Боялся назвать тебя ее именем.

– Боялся назвать ее именем, но не побоялся сделать из меня ее копию? Какой же ты кретин. Я тебя ненавижу…

Слушать Игоря дальше было невыносимо. Я схватила сумку, вышла из машины и толкнула дверь гаража. Она подалась с трудом.

– Ты с ума сошла? – кричал Игорь вслед, заводя машину. – Куда ты пойдешь, глупая? Сейчас половина первого ночи.

Я бежала вдоль гаражей, смахивая слезы и не отвечая ему. Солодов ехал следом за мной. Не прошло и двух минут, как он обогнал меня и преградил путь, поставив машину поперек дороги.

– Я не отпущу тебя.

Игорь брал меня за плечи, а я била его со всей силы. Руками, ногами, не глядя, куда попало.

– Чего тебе еще от меня надо?!

– Останься со мной. – Солодову удалось удержать мои руки. – Пойдем в нашу студию. До утра. И я отвезу тебя домой, к твоему парню.

Мы медленно шли по песчаной дороге, натыкаясь носками обуви на случайные камни. Фонари горели через один. Глядя по сторонам, я узнавала место. Сейчас дорога закончится, и мы свернем в лес, где узкая тропинка приведет к железнодорожной станции.

Солодову позвонили.

– Ложись спать. Я буду поздно. Не жди. Спокойной ночи. Не забудь телевизор выключить, – поспешно ответил он и убрал телефон.

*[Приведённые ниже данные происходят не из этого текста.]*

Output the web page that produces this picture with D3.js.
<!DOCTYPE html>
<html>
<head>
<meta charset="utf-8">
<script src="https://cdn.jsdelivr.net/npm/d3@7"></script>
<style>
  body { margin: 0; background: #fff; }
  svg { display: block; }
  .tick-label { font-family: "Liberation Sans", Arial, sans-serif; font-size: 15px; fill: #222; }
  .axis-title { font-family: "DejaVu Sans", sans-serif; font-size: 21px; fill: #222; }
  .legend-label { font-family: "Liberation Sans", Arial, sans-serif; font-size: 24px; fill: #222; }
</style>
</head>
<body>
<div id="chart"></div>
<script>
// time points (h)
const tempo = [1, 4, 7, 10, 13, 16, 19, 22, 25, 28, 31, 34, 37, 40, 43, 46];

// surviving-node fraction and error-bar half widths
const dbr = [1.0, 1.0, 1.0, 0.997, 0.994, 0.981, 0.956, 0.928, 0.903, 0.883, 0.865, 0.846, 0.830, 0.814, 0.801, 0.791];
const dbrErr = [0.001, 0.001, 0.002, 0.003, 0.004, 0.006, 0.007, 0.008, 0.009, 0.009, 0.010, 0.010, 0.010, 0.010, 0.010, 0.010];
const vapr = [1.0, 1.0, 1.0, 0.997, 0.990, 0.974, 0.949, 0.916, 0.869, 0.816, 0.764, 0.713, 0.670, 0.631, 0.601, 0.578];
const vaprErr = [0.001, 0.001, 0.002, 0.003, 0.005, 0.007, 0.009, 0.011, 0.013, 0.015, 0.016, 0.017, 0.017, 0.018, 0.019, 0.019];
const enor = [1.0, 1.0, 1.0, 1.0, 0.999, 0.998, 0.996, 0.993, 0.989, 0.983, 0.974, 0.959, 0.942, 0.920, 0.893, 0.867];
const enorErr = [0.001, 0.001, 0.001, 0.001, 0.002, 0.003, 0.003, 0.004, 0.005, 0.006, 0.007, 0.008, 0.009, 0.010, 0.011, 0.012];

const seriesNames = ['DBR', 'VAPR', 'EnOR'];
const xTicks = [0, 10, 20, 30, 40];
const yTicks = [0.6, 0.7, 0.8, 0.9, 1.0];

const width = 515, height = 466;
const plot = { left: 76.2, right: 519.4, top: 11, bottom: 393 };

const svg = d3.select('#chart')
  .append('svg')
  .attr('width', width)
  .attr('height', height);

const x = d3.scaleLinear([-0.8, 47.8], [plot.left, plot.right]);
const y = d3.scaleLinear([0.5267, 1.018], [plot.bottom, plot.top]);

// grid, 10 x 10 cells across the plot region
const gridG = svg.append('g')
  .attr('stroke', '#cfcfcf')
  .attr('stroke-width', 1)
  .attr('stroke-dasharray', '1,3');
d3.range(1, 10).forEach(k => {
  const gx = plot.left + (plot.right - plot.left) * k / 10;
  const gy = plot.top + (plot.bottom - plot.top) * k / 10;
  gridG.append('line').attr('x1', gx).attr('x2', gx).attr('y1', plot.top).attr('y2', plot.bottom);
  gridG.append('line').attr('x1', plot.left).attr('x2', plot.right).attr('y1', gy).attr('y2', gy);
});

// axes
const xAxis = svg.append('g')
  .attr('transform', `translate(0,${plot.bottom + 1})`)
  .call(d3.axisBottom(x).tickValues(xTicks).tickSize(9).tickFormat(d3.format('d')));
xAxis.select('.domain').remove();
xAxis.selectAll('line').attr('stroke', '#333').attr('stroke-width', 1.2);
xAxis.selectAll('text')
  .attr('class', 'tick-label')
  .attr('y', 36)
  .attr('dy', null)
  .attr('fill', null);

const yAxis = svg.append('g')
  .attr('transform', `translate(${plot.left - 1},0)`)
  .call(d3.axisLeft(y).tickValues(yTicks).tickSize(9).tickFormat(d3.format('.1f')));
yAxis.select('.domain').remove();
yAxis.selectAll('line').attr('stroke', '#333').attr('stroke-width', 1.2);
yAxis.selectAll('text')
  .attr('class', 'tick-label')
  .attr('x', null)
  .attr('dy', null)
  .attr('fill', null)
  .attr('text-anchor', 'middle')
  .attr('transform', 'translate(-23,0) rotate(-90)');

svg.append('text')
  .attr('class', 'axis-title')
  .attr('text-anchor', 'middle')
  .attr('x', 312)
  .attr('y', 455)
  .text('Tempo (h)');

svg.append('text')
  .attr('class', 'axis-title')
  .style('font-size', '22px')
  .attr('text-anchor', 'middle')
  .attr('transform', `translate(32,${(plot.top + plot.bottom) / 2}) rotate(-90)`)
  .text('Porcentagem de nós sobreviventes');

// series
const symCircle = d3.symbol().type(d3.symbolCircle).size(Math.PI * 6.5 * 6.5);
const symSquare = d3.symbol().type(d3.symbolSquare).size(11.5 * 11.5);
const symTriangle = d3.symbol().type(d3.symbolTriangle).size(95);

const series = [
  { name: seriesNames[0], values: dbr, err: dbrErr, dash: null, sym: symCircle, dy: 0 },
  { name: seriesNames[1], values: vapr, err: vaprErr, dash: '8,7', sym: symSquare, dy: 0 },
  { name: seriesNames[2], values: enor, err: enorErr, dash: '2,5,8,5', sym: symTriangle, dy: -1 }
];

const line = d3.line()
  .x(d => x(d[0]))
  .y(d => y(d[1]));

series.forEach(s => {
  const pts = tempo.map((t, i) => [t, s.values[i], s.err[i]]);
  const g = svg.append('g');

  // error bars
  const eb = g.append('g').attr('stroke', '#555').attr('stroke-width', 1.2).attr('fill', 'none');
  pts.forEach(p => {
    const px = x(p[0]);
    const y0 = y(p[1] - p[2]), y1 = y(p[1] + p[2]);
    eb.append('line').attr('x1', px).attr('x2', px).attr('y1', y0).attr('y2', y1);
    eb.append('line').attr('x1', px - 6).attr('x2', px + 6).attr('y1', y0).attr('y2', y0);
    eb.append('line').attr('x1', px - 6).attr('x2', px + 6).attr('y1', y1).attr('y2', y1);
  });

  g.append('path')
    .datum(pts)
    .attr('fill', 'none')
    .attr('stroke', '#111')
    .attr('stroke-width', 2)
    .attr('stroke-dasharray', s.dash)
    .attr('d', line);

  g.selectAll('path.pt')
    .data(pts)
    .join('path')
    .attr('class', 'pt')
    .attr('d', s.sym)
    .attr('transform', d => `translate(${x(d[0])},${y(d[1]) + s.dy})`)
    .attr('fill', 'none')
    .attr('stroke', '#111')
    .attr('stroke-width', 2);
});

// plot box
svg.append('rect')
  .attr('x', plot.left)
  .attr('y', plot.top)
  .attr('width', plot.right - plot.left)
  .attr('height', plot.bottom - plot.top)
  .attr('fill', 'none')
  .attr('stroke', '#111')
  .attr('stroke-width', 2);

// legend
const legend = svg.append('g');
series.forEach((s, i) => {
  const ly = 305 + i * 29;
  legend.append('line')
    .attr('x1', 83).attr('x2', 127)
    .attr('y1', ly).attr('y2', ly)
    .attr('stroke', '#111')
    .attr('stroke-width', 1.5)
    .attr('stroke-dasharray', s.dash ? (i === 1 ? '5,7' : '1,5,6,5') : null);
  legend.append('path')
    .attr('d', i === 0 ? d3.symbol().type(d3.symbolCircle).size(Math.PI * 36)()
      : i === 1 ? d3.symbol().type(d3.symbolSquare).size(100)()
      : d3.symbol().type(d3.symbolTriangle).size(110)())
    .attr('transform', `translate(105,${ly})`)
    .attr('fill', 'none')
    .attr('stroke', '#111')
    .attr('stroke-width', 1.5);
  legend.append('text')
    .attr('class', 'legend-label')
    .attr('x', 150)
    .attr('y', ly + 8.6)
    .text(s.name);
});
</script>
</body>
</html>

Недалеко прошумел товарный поезд; листья шуршали под дождем. Игорь придерживал меня за локоть, чтобы я не сбежала, и молчал. Свободной рукой я листала телефонную книгу в мобильном. Больше трехсот номеров, а позвонить некому. Оксана была недоступна, Руслан не брал трубку, номера Кати не существовало.